Comment se termine la Carretera Austral? Cette route de 1500km qui arpente la Patagonie Chilienne?
Depuis le début de notre aventure sur cette route, nous avons traversé des forêts sauvages, contourné des fjords, admiré un glacier suspendu, pris un petit dejeuner avec quatre autostoppeurs Français dans une forêt enchantée, rencontré deux Allemands vivant complètement isolés sur une route menant nulle part. Il nous a fallu plusieurs jours pour arriver au village de Cochrane (600 habitants), dernière étape pour se réapprovisionner, le sud promettant d’être encore un peu plus sauvage. Qu’allons nous y trouver?
Nous avions rencontré Katrin et Thomas et leur parcours nous avait impressionné. Ils nous avaient parlé d’une amie Allemande qui tenait une sorte de gite le long de la carretera australe, à 15km par une piste, au sud de Cochrane. Le gite était situé au coeur d’une vallée avec la promesse de la tranquillité au milieu de la nature. Et l’idée nous a bien tenté.

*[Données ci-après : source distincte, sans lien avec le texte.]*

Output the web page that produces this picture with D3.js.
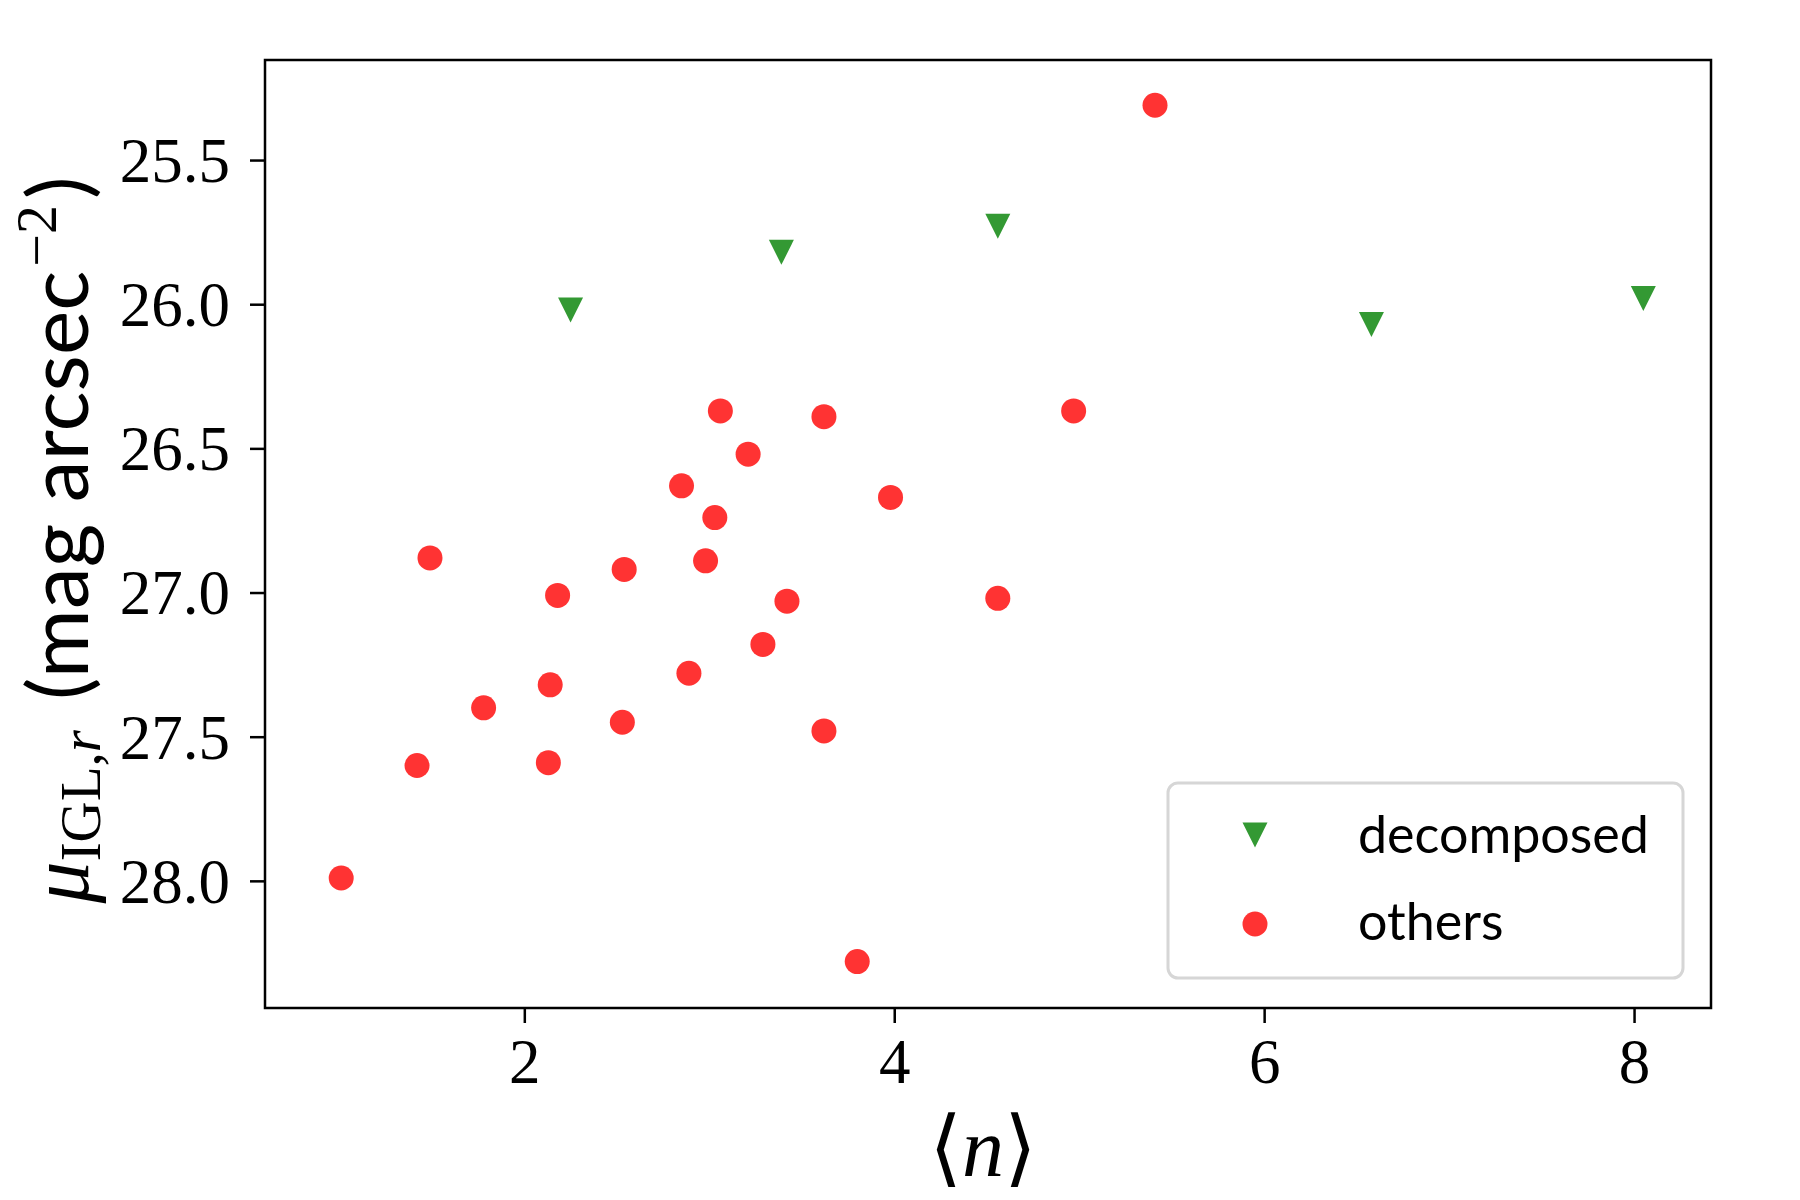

En descendant après Cochrane, nous avons trouvé l’embranchement et parcouru les 15km de piste à travers des champs, des fermes, un pont suspendu bien fragile pour notre grosse voiture, contourné les arbres arrachés au milieu du chemin… nous arrivons au paradis. Dans une petite estancia, un jeune bûcheron Chilien et sa femme Allemande proposent aux visiteurs de loger dans un gite isolé au fond de leur terrain. Deux dortoirs, une pièce commune (nous étions seuls donc c’était un peu notre salon) avec cuisinière au feu de bois. Pas d’électricité, éclairage à la bougie, juste de quoi profiter des environs, du silence, de la nature, de se poser et de prendre son temps.
Quelle drôle d’expérience que d’être coupés du monde. Sans distraction télévisuelle, informatique, internet ou autre, on prend le temps de se retrouver, de penser, d’écrire, de réfléchir plutôt que de subir les tonnes d’informations auxquelles nous sommes habituellement confrontés.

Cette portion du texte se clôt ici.